Federal charges were filed this week against a supervisor with the Georgia Department of Transportation, accused of soliciting bribes and allowing individuals to dump “unsuitable dirt” on DOT property.
George H. Bell’s alleged actions led to environmental damage and “enormous clean-up costs,” authorities said.
Bell, 49, of Lithonia, was indicted Wednesday by a federal grand jury on charges of conspiracy and accepting bribes. He was arraigned Friday in United States District Court in Atlanta.
Last year, Bell began “soliciting and accepting cash payments in exchange for allowing various individuals to dump unsuitable dirt” at at least four different DOT sites, according to information released by the U.S. Attorney’s Office.
“Unsuitable dirt is dirt that is removed during construction or landscaping projects, and cannot be used for other projects, usually because it contains organic material that would decompose and create problems for building on top of it,” authorities said in a news release.

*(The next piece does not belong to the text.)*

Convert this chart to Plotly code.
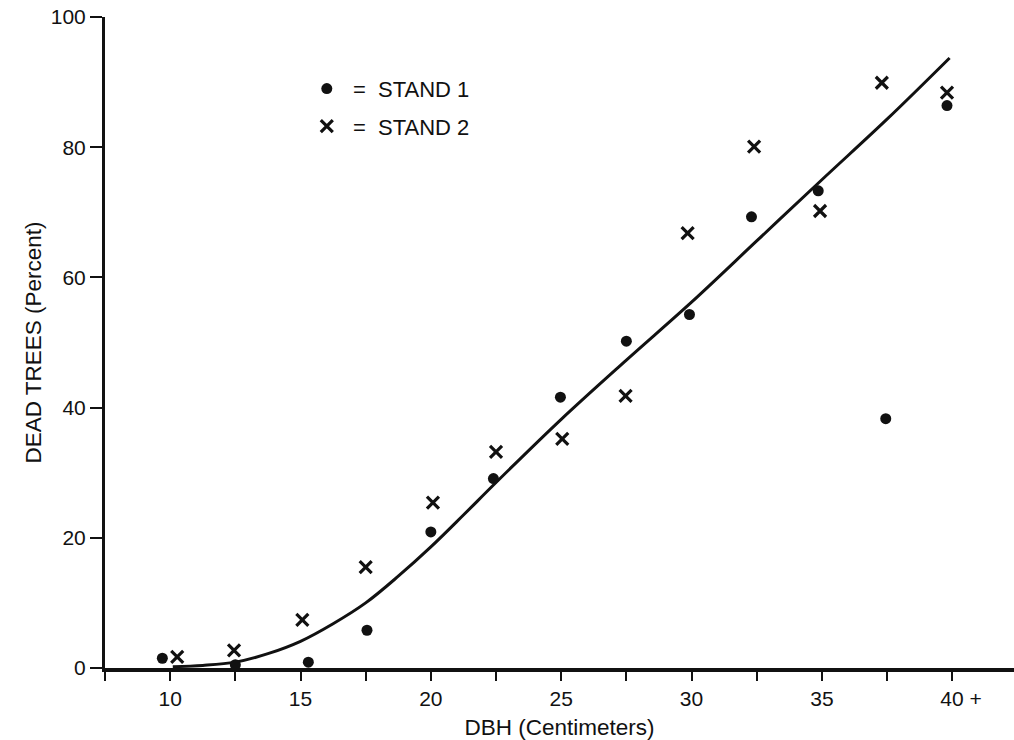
import plotly.graph_objects as go

# Percentage of dead trees by diameter class (DBH, cm)
stand1_dbh = [9.7, 12.5, 15.3, 17.55, 20.0, 22.4, 24.97, 27.5, 29.92, 32.3, 34.86, 37.45, 39.8]
stand1_dead = [1.5, 0.5, 0.9, 5.8, 20.9, 29.1, 41.6, 50.2, 54.3, 69.3, 73.3, 38.3, 86.4]

stand2_dbh = [10.27, 12.45, 15.07, 17.5, 20.08, 22.5, 25.04, 27.47, 29.85, 32.4, 34.93, 37.3, 39.8]
stand2_dead = [1.7, 2.7, 7.4, 15.5, 25.4, 33.2, 35.2, 41.8, 66.8, 80.1, 70.2, 89.9, 88.4]

# Fitted mortality curve
fit_dbh = [10.1, 11.25, 12.5, 13.75, 15.0, 16.25, 17.5, 18.75, 20.0, 21.25, 22.5,
           25.0, 27.5, 30.0, 32.5, 35.0, 37.5, 39.9]
fit_dead = [0.2, 0.4, 0.9, 2.2, 4.1, 6.8, 10.0, 14.1, 18.6, 23.5, 28.5,
            38.2, 47.3, 56.2, 65.6, 75.0, 84.3, 93.7]

x_tickvals = [7.5, 10, 12.5, 15, 17.5, 20, 22.5, 25, 27.5, 30, 32.5, 35, 37.5, 40]
x_ticktext = ["", "10", "", "15", "", "20", "", "25", "", "30", "", "35", "",
              "\u00a0\u00a0\u00a040 +"]
y_tickvals = [0, 20, 40, 60, 80, 100]

INK = "#111111"
FONT = "Arial, Liberation Sans, Helvetica, sans-serif"
NB = "\u00a0"

fig = go.Figure()

fig.add_trace(go.Scatter(
    x=fit_dbh, y=fit_dead, mode="lines",
    line=dict(color=INK, width=3, shape="spline", smoothing=1.0),
    showlegend=False, hoverinfo="skip", cliponaxis=False,
))

fig.add_trace(go.Scatter(
    x=stand1_dbh, y=stand1_dead, mode="markers",
    name=NB + "=" + NB + NB + "STAND 1", legendgroup="s1",
    marker=dict(symbol="circle", size=11, color=INK),
    cliponaxis=False,
))

fig.add_trace(go.Scatter(
    x=stand2_dbh, y=stand2_dead, mode="markers",
    name=NB + "=" + NB + NB + "STAND 2", legendgroup="s2",
    marker=dict(symbol="x-thin", size=12, color=INK,
                line=dict(color=INK, width=3.2)),
    cliponaxis=False,
))

fig.update_layout(
    width=1014, height=740,
    margin=dict(l=105, r=0, t=17, b=72),
    paper_bgcolor="white", plot_bgcolor="white",
    font=dict(family=FONT, size=21, color=INK),
    legend=dict(
        x=0.222, y=0.922, xanchor="left", yanchor="top",
        font=dict(size=22, color=INK),
        bgcolor="rgba(0,0,0,0)",
        tracegroupgap=6,
        traceorder="grouped",
        itemwidth=30,
    ),
    xaxis=dict(
        range=[7.5, 42.37],
        tickmode="array", tickvals=x_tickvals, ticktext=x_ticktext,
        ticks="outside", ticklen=9, tickwidth=2, tickcolor=INK,
        showline=True, linecolor=INK, linewidth=3.5,
        showgrid=False, zeroline=False,
        tickfont=dict(size=21, color=INK),
        title=dict(text="DBH (Centimeters)", font=dict(size=22.5, color=INK), standoff=12),
    ),
    yaxis=dict(
        range=[0, 100],
        tickmode="array", tickvals=y_tickvals,
        ticks="outside", ticklen=12, tickwidth=2, tickcolor=INK,
        showline=True, linecolor=INK, linewidth=3,
        showgrid=False, zeroline=False,
        tickfont=dict(size=21, color=INK),
        title=dict(text="DEAD TREES (Percent)", font=dict(size=22.5, color=INK), standoff=3),
    ),
)

fig.write_html("out.html")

No specific information regarding the amount of the bribes, the quantity of dirt allegedly dumped or the potential clean-up costs was provided. The case is being investigated by the Federal Bureau of Investigation’s public corruption task force, as well as the Georgia Bureau of Investigation and GDOT.
According to a company newsletter published last fall, Bell had been employed by GDOT for 15 years. He was a supervisor.
In a statement, GDOT Commissioner Russell McMurry said he was “appalled” by Bell’s alleged actions.
“We will exercise all legal actions to recover costs associated with cleaning up these sites and ensure that every effort is made to correct the damage to the impacted sites once the investigation is closed,” McMurry said.